Rainfall data availability is a major constraint to the performance of rainfall-runoff modeling. However, satellite rainfall estimates have the potential to fill data gaps. Several previous studies have applied different bias correction methods to remove the systematic error of satellite rainfall products. However, most studies arbitrarily selected single bias correction algorithms without comparing the performance of multiple methods. In this study, the bias correction and the performance of Climate Hazards Group InfraRed Precipitation (CHIRP) satellite estimate were applied in Ziway-Shalla and rainfall-runoff simulation at Meki catchments were evaluated using the Hydrologiska Byråns Vattenbalasavdelning (HBV) hydrological model. The objective of this work is to increase the usability of the CHIRP rainfall product by reducing its systematic error using the best performing bias correction method. Five bias correction methods were compared to correct CHIRP bias using rain gauge data as a reference with four temporal scales. The performance of the methods was evaluated at daily,14-days, monthly, and seasonal scales. Correlation (R2), Mean Error (ME), Percent of bias (Pbias), and Root Mean Squared Error (RMSE) were used as performance measures.

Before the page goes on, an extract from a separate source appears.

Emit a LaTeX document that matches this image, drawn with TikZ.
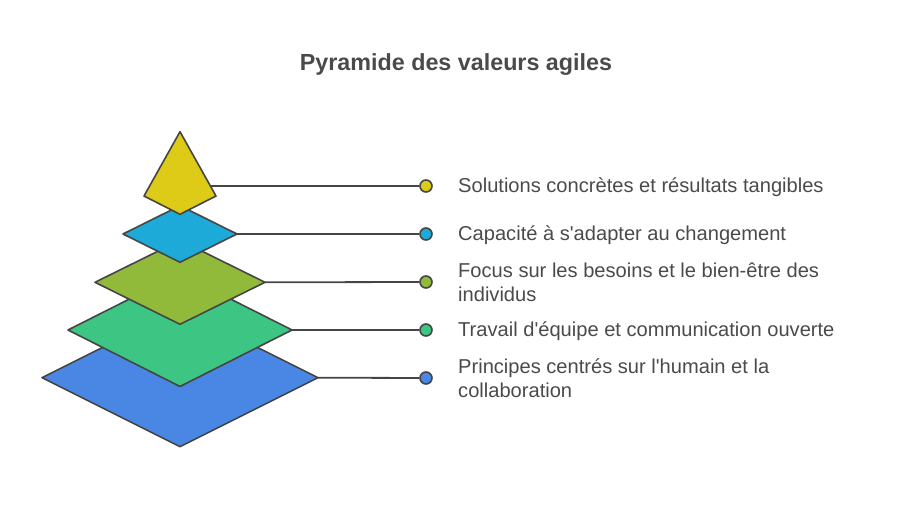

The Gamma distribution (QMG) and Power transformation (PT) methods performed relatively better with high correlation (0.99) and small Pbias (0.007) whereas the Distribution transform (DT) bias-correction method performed poorly in reducing the bias of the CHIRP data. The accuracy of the bias corrected rainfall data showed spatial variation across the sub-basin. Most of the methods did not perform well in capturing the spatial pattern of annual average rainfall and its temporal variation. The raw CHIRP data led to a large volume error (10.59%) of the streamflow which was simulated by the HBV model. However, the model performance improved in capturing the volume (RVE<5%) and pattern (NSE>0.7) of the streamflow using bias-corrected CHIRP rainfall estimates which were corrected using five bias correction methods. However, parameter values changed during calibration when the source of the rainfall data was changed. Overall, all bias correction methods reduced the bias of CHIRP data but there is a large difference between the methods in terms of their performance over the study area.